Task objective:
Using the records below, copy exactly the part that opens with the line holding "Convert this chart to Plotly code." and closes with the line holding "return 1 - y / H", minus the pictures.

Stored data entries
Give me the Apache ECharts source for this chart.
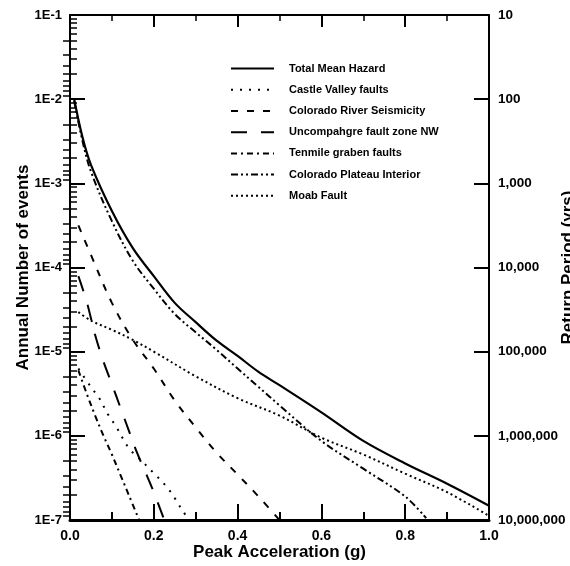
<!DOCTYPE html>
<html>
<head>
<meta charset="utf-8">
<script src="https://cdn.jsdelivr.net/npm/echarts@6/dist/echarts.min.js"></script>
<style>
  html, body { margin: 0; padding: 0; background: #fff; }
  #chart { width: 570px; height: 566px; }
</style>
</head>
<body>
<div id="chart"></div>
<script>
// ---- Data (annual number of events vs. peak acceleration, g) ----
const seriesNames = [
  'Total Mean Hazard',
  'Castle Valley faults',
  'Colorado River Seismicity',
  'Uncompahgre fault zone NW',
  'Tenmile graben faults',
  'Colorado Plateau Interior',
  'Moab Fault'
];

const totalAccel = [0.01, 0.03, 0.05, 0.10, 0.15, 0.20, 0.25, 0.30, 0.35, 0.40, 0.45, 0.50, 0.60, 0.70, 0.80, 0.90, 1.00];
const totalRate  = [1.0e-2, 3.5e-3, 1.66e-3, 4.7e-4, 1.7e-4, 7.9e-5, 3.8e-5, 2.24e-5, 1.35e-5, 8.9e-6, 5.75e-6, 4.0e-6, 1.9e-6, 8.7e-7, 4.7e-7, 2.7e-7, 1.48e-7];

const castleAccel = [0.02, 0.05, 0.07, 0.09, 0.11, 0.14, 0.17, 0.20, 0.23, 0.25, 0.27, 0.285];
const castleRate  = [6.3e-6, 3.8e-6, 2.8e-6, 1.82e-6, 1.29e-6, 7.2e-7, 5.1e-7, 3.6e-7, 2.5e-7, 1.82e-7, 1.26e-7, 1.0e-7];

const riverAccel = [0.02, 0.05, 0.10, 0.15, 0.20, 0.25, 0.30, 0.35, 0.40, 0.45, 0.50];
const riverRate  = [3.16e-4, 1.41e-4, 3.8e-5, 1.38e-5, 6.3e-6, 2.63e-6, 1.26e-6, 6.3e-7, 3.47e-7, 1.9e-7, 1.0e-7];

const uncompAccel = [0.02, 0.04, 0.06, 0.08, 0.10, 0.12, 0.14, 0.16, 0.18, 0.20, 0.225];
const uncompRate  = [7.9e-5, 3.9e-5, 1.58e-5, 7.6e-6, 4.1e-6, 2.19e-6, 1.17e-6, 6.3e-7, 3.7e-7, 2.14e-7, 1.0e-7];

const tenmileAccel = [0.02, 0.04, 0.06, 0.08, 0.10, 0.12, 0.14, 0.165];
const tenmileRate  = [6.0e-6, 3.16e-6, 1.74e-6, 1.0e-6, 6.0e-7, 3.47e-7, 2.0e-7, 1.0e-7];

const plateauAccel = [0.01, 0.03, 0.05, 0.10, 0.15, 0.20, 0.25, 0.30, 0.35, 0.40, 0.45, 0.50, 0.60, 0.70, 0.80, 0.85];
const plateauRate  = [9.5e-3, 3.16e-3, 1.38e-3, 3.55e-4, 1.2e-4, 5.6e-5, 2.8e-5, 1.7e-5, 1.05e-5, 6.3e-6, 3.8e-6, 2.3e-6, 8.7e-7, 4.07e-7, 1.9e-7, 1.05e-7];

const moabAccel = [0.02, 0.05, 0.10, 0.15, 0.20, 0.30, 0.40, 0.50, 0.60, 0.70, 0.80, 0.90, 1.00];
const moabRate  = [2.95e-5, 2.34e-5, 1.82e-5, 1.38e-5, 1.0e-5, 5.1e-6, 2.8e-6, 1.74e-6, 9.5e-7, 6.0e-7, 3.55e-7, 2.14e-7, 1.12e-7];

// Axis tick definitions
const xTickLabels = ['0.0', '0.2', '0.4', '0.6', '0.8', '1.0'];
const yDecadeLabels = ['1E-7', '1E-6', '1E-5', '1E-4', '1E-3', '1E-2', '1E-1'];
const returnPeriodLabels = ['10,000,000', '1,000,000', '100,000', '10,000', '1,000', '100', '10'];
const minorMantissas = [2, 3, 4, 5, 6, 7, 8, 9];
const decadeExponents = [-7, -6, -5, -4, -3, -2];       // rate decades (left)
const periodExponents = [1, 2, 3, 4, 5, 6];              // return-period decades (right)

// ---- Build ----
function zip(xs, ys) { return xs.map((x, i) => [x, ys[i]]); }

const leftMinor = [];
decadeExponents.forEach(k => minorMantissas.forEach(m => leftMinor.push(k + Math.log10(m))));
const rightMinor = [];
periodExponents.forEach(k => minorMantissas.forEach(m => rightMinor.push(-(k + Math.log10(m)))));

const FONT = '"Liberation Sans", Arial, Helvetica, sans-serif';
const BLACK = '#000';

const styles = [
  { type: 'solid', width: 2.2 },
  { type: [2, 7], width: 2 },
  { type: [7, 9], width: 2 },
  { type: [16, 14], width: 2 },
  { type: [6, 4, 2, 4], width: 2 },
  { type: [7, 3, 2, 3, 2, 3], width: 2 },
  { type: [2, 3], width: 2 }
];
const datasets = [
  zip(totalAccel, totalRate),
  zip(castleAccel, castleRate),
  zip(riverAccel, riverRate),
  zip(uncompAccel, uncompRate),
  zip(tenmileAccel, tenmileRate),
  zip(plateauAccel, plateauRate),
  zip(moabAccel, moabRate)
];

const series = seriesNames.map((name, i) => ({
  name: name,
  type: 'line',
  xAxisIndex: 0,
  yAxisIndex: 0,
  data: datasets[i],
  symbol: 'none',
  smooth: 0.35,
  lineStyle: { color: BLACK, width: styles[i].width, type: styles[i].type },
  itemStyle: { color: BLACK },
  emphasis: { disabled: true },
  z: 3
}));

function rateLabel(v) {
  const idx = Math.round(Math.log10(v)) + 7;
  return yDecadeLabels[idx] !== undefined ? yDecadeLabels[idx] : '';
}
function periodLabel(v) {
  const idx = Math.round(Math.log10(v)) + 7;
  return returnPeriodLabels[idx] !== undefined ? returnPeriodLabels[idx] : '';
}

const chart = echarts.init(document.getElementById('chart'), null, { renderer: 'canvas' });
chart.setOption({
  backgroundColor: '#fff',
  animation: false,
  textStyle: { fontFamily: FONT, color: BLACK },
  grid: { left: 70, right: 81, top: 15, bottom: 46, containLabel: false, outerBoundsMode: 'none' },
  legend: {
    orient: 'vertical',
    left: 225,
    top: 58,
    itemWidth: 43,
    itemHeight: 14,
    itemGap: 10,
    selectedMode: false,
    data: seriesNames,
    itemStyle: { opacity: 0 },
    textStyle: { fontFamily: FONT, fontSize: 11, fontWeight: 'bold', color: BLACK, padding: [0, 0, 0, 10] }
  },
  xAxis: [
    {
      type: 'value', position: 'bottom', min: 0, max: 1, interval: 0.2,
      name: 'Peak Acceleration (g)', nameLocation: 'middle', nameGap: 24, nameMoveOverlap: false,
      nameTextStyle: { fontFamily: FONT, fontSize: 17, fontWeight: 'bold', color: BLACK },
      axisLine: { show: true, onZero: false, lineStyle: { color: BLACK, width: 3 } },
      axisTick: { show: true, inside: true, length: 16, lineStyle: { color: BLACK, width: 2 } },
      minorTick: { show: true, splitNumber: 2, length: 8, lineStyle: { color: BLACK, width: 2 } },
      axisLabel: { fontFamily: FONT, fontSize: 14, fontWeight: 'bold', color: BLACK, margin: 9,
        formatter: v => xTickLabels[Math.round(v / 0.2)] },
      splitLine: { show: false }
    },
    {
      type: 'value', position: 'top', min: 0, max: 1, interval: 0.2,
      axisLine: { show: true, onZero: false, lineStyle: { color: BLACK, width: 2 } },
      axisTick: { show: true, inside: true, length: 12, lineStyle: { color: BLACK, width: 2 } },
      minorTick: { show: true, splitNumber: 2, length: 6, lineStyle: { color: BLACK, width: 1.5 } },
      axisLabel: { show: false },
      splitLine: { show: false }
    }
  ],
  yAxis: [
    {
      type: 'log', logBase: 10, position: 'left', min: 1e-7, max: 1e-1, splitNumber: 6,
      name: 'Annual Number of events', nameLocation: 'middle', nameGap: 38, nameRotate: 90, nameMoveOverlap: false,
      nameTextStyle: { fontFamily: FONT, fontSize: 17, fontWeight: 'bold', color: BLACK },
      axisLine: { show: true, onZero: false, lineStyle: { color: BLACK, width: 2 } },
      axisTick: { show: true, inside: true, length: 15, lineStyle: { color: BLACK, width: 2 } },
      axisLabel: { fontFamily: FONT, fontSize: 13, fontWeight: 'bold', color: BLACK, margin: 8, formatter: rateLabel },
      splitLine: { show: false }
    },
    {
      type: 'log', logBase: 10, position: 'right', min: 1e-7, max: 1e-1, splitNumber: 6,
      name: 'Return Period (yrs)', nameLocation: 'middle', nameGap: 71, nameRotate: 90, nameMoveOverlap: false,
      nameTextStyle: { fontFamily: FONT, fontSize: 17, fontWeight: 'bold', color: BLACK },
      axisLine: { show: true, onZero: false, lineStyle: { color: BLACK, width: 2 } },
      axisTick: { show: true, inside: true, length: 15, lineStyle: { color: BLACK, width: 2 } },
      axisLabel: { fontFamily: FONT, fontSize: 13.5, fontWeight: 'bold', color: BLACK, margin: 9, formatter: periodLabel },
      splitLine: { show: false }
    },
    {
      type: 'value', position: 'left', offset: 0, min: -7, max: -1,
      axisLine: { show: false },
      axisTick: { show: true, inside: true, length: 7, customValues: leftMinor, lineStyle: { color: BLACK, width: 1.5 } },
      axisLabel: { show: false },
      splitLine: { show: false }
    },
    {
      type: 'value', position: 'right', offset: 0, min: -7, max: -1,
      axisLine: { show: false },
      axisTick: { show: true, inside: true, length: 7, customValues: rightMinor, lineStyle: { color: BLACK, width: 1.5 } },
      axisLabel: { show: false },
      splitLine: { show: false }
    }
  ],
  series: series
});
</script>
</body>
</html>
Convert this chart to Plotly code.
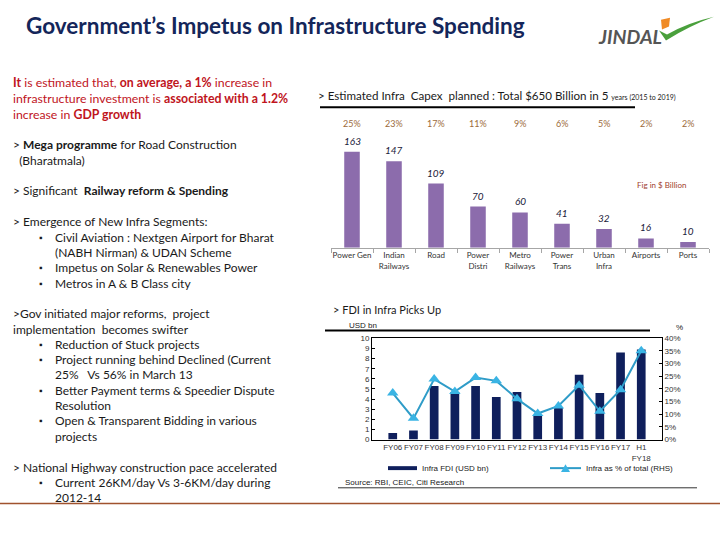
import plotly.graph_objects as go

W, H = 720, 540

def px(x):
    return x / W

def py(y):
    return 1 - y / H

# ---------------- data ----------------
capex_cats = ["Power Gen", "Indian<br>Railways", "Road", "Power<br>Distri", "Metro<br>Railways",
              "Power<br>Trans", "Urban<br>Infra", "Airports", "Ports"]
capex_vals = [163, 147, 109, 70, 60, 41, 32, 16, 10]
capex_share = ["25%", "23%", "17%", "11%", "9%", "6%", "5%", "2%", "2%"]

fdi_cats = ["FY06", "FY07", "FY08", "FY09", "FY10", "FY11", "FY12", "FY13", "FY14",
            "FY15", "FY16", "FY17", "H1<br>FY18"]
fdi_vals = [0.65, 0.9, 5.3, 4.7, 5.3, 4.2, 4.7, 2.4, 3.2, 6.4, 4.6, 8.6, 8.9]
fdi_share = [0.184, 0.084, 0.239, 0.19, 0.245, 0.232, 0.161, 0.103, 0.133, 0.215, 0.112, 0.197, 0.351]

BODY = "Lato, 'Open Sans', sans-serif"
ARIAL = "'Liberation Sans', Arial, sans-serif"

fig = go.Figure()

# Capex bars
fig.add_trace(go.Bar(x=capex_cats, y=capex_vals, xaxis="x", yaxis="y",
                     marker=dict(color="#8c6cac", line=dict(width=0)), width=0.37,
                     showlegend=False, hoverinfo="skip"))

# FDI bars
fig.add_trace(go.Bar(x=fdi_cats, y=fdi_vals, xaxis="x2", yaxis="y2",
                     marker=dict(color="#0f1f5c", line=dict(width=0)), width=0.42,
                     name="Infra FDI (USD bn)", showlegend=False))
# FDI share line
fig.add_trace(go.Scatter(x=fdi_cats, y=fdi_share, xaxis="x2", yaxis="y3", mode="lines+markers",
                         line=dict(color="#2f9cc8", width=2),
                         marker=dict(symbol="triangle-up", size=10, color="#3ab4e4"),
                         name="Infra as % of total (RHS)", showlegend=False))

cap_top = 248 - 180 * 0.6
fig.update_layout(
    width=W, height=H, margin=dict(l=0, r=0, t=0, b=0),
    paper_bgcolor="white", plot_bgcolor="rgba(0,0,0,0)",
    bargap=0.5,
    xaxis=dict(domain=[px(331), px(709)], anchor="y", showline=True, linecolor="#a6a6a6", linewidth=1,
               ticks="outside", tickson="boundaries", ticklen=4, tickcolor="#a6a6a6",
               tickfont=dict(family=BODY, size=8, color="#333333"), tickangle=0, showgrid=False,
               fixedrange=True),
    yaxis=dict(domain=[py(248), py(cap_top)], range=[0, 180], visible=False, showgrid=False),
    xaxis2=dict(domain=[px(372), px(662)], anchor="y2", showline=True, linecolor="black", linewidth=1,
                mirror=True, ticks="", tickfont=dict(family=ARIAL, size=8, color="#333333"),
                tickangle=0, showgrid=False),
    yaxis2=dict(domain=[py(443), py(340)], range=[0, 10], dtick=1, anchor="x2", showline=True,
                linecolor="black", linewidth=1, ticks="inside", ticklen=3, tickcolor="black",
                tickfont=dict(family=ARIAL, size=8, color="#333333"), showgrid=False, zeroline=False),
    yaxis3=dict(range=[0, 0.40], dtick=0.05, tickformat=".0%", overlaying="y2", side="right",
                anchor="x2", showline=True, linecolor="black", linewidth=1, ticks="inside", ticklen=3,
                tickcolor="black", tickfont=dict(family=ARIAL, size=8, color="#333333"),
                showgrid=False, zeroline=False),
)

ann = []

def txt(x, y, text, size=12, color="#1a1a1a", family=BODY, anchor="left", **kw):
    ann.append(dict(x=px(x), y=py(y), xref="paper", yref="paper", text=text, showarrow=False,
                    xanchor=anchor, yanchor="middle", font=dict(size=size, color=color, family=family), **kw))

# Title
txt(24, 22, "<b>Government\u2019s Impetus on Infrastructure Spending</b>", size=22.5, color="#14265a")

# Logo
txt(630, 33, "<b><i>JINDAL</i></b>", size=19.5, color="#555555", anchor="center")

# Left column text
RED = "#c0141c"
txt(11, 80, "<b>It</b> is estimated that, <b>on average, a 1%</b> increase in", color=RED, size=12.3)
txt(11, 96, "infrastructure investment is <b>associated with a 1.2%</b>", color=RED, size=12.3)
txt(11, 112, "increase in <b>GDP growth</b>", color=RED, size=12.3)

txt(11, 143, "> <b>Mega programme</b> for Road Construction")
txt(11, 159, "  (Bharatmala)")
txt(11, 190, "> Significant  <b>Railway reform & Spending</b>")
txt(11, 221, "> Emergence of New Infra Segments:")
bul1 = [(237, "Civil Aviation : Nextgen Airport for Bharat", True), (253, "(NABH Nirman) & UDAN Scheme", False),
        (268, "Impetus on Solar & Renewables Power", True), (284, "Metros in A & B Class city", True)]
for y, t, b in bul1:
    if b:
        txt(37, y, "\u25aa", size=9)
    txt(53, y, t)

txt(11, 315, ">Gov initiated major reforms,  project")
txt(11, 331, "implementation  becomes swifter")
bul2 = [(346, "Reduction of Stuck projects", True), (362, "Project running behind Declined (Current", True),
        (377, "25%   Vs 56% in March 13", False), (393, "Better Payment terms & Speedier Dispute", True),
        (408, "Resolution", False), (424, "Open & Transparent Bidding in various", True),
        (440, "projects", False)]
for y, t, b in bul2:
    if b:
        txt(37, y, "\u25aa", size=9)
    txt(53, y, t)

txt(11, 471, "> National Highway construction pace accelerated")
txt(37, 487, "\u25aa", size=9)
txt(53, 487, "Current 26KM/day Vs 3-6KM/day during")
txt(53, 502, "2012-14")

# Capex chart titles
txt(316, 93, "> Estimated Infra  Capex  planned : Total $650 Billion in 5 "
              "<span style='font-size:7px'>years (2015 to 2019)</span>", size=11.6)
txt(661, 184, "Fig in $ Billion", size=8, color="#a0422d", anchor="center")

for c, v, s in zip(capex_cats, capex_vals, capex_share):
    ann.append(dict(x=c, y=v, xref="x", yref="y", text="<i>%d</i>" % v, showarrow=False,
                    yanchor="bottom", yshift=3, font=dict(size=10, color="#1a1a3a", family=BODY)))
    ann.append(dict(x=c, y=py(122), xref="x", yref="paper", text=s, showarrow=False,
                    yanchor="middle", font=dict(size=9, color="#9c6b3a", family=BODY)))

# FDI chart titles
txt(331, 311, "> FDI in Infra Picks Up", size=11)
txt(347, 327, "USD bn", size=8, family=ARIAL)
txt(679, 329, "%", size=8, family=ARIAL, anchor="center")
txt(420, 472, "Infra FDI (USD bn)", size=8, family=ARIAL)
txt(584, 472, "Infra as % of total (RHS)", size=8, family=ARIAL)
txt(343, 487, "Source: RBI, CEIC, Citi Research", size=8, family=ARIAL)

fig.update_layout(annotations=ann)

shapes = [
    # capex underline
    dict(type="line", xref="paper", yref="paper", x0=px(320), x1=px(635), y0=py(105), y1=py(105),
         line=dict(color="black", width=2)),
    # fdi underline
    dict(type="line", xref="paper", yref="paper", x0=px(325), x1=px(650), y0=py(332), y1=py(332),
         line=dict(color="black", width=2)),
    # source line
    dict(type="line", xref="paper", yref="paper", x0=px(338), x1=px(697), y0=py(492), y1=py(492),
         line=dict(color="#333333", width=1)),
    # legend swatches
    dict(type="rect", xref="paper", yref="paper", x0=px(388), x1=px(417), y0=py(474), y1=py(470),
         fillcolor="#0f1f5c", line=dict(width=0)),
    dict(type="line", xref="paper", yref="paper", x0=px(550), x1=px(581), y0=py(472), y1=py(472),
         line=dict(color="#2f9cc8", width=2)),
    # bottom brown rule
    dict(type="line", xref="paper", yref="paper", x0=0, x1=1, y0=py(508), y1=py(508),
         line=dict(color="#a0522d", width=1.5)),
    # logo swoosh
    dict(type="path", xref="paper", yref="paper",
         path="M %f %f L %f %f Q %f %f %f %f Q %f %f %f %f Z" % (
             px(659), py(27), px(666), py(37), px(690), py(22), px(714), py(13),
             px(688), py(19), px(667), py(31)),
         fillcolor="#4aa03c", line=dict(width=0)),
    dict(type="path", xref="paper", yref="paper",
         path="M %f %f L %f %f L %f %f L %f %f Z" % (
             px(661), py(16), px(670), py(14), px(669), py(23), px(662), py(26)),
         fillcolor="#f08a24", line=dict(width=0)),
    # legend triangle
    dict(type="path", xref="paper", yref="paper",
         path="M %f %f L %f %f L %f %f Z" % (px(561), py(476), px(570), py(476), px(565.5), py(468)),
         fillcolor="#3ab4e4", line=dict(width=0)),
]
fig.update_layout(shapes=shapes)

fig.write_html("out.html", config={"displayModeBar": False},
               post_script="document.body.style.margin='0';")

Result of this task:
Convert this chart to Plotly code.
import plotly.graph_objects as go

W, H = 720, 540

def px(x):
    return x / W

def py(y):
    return 1 - y / H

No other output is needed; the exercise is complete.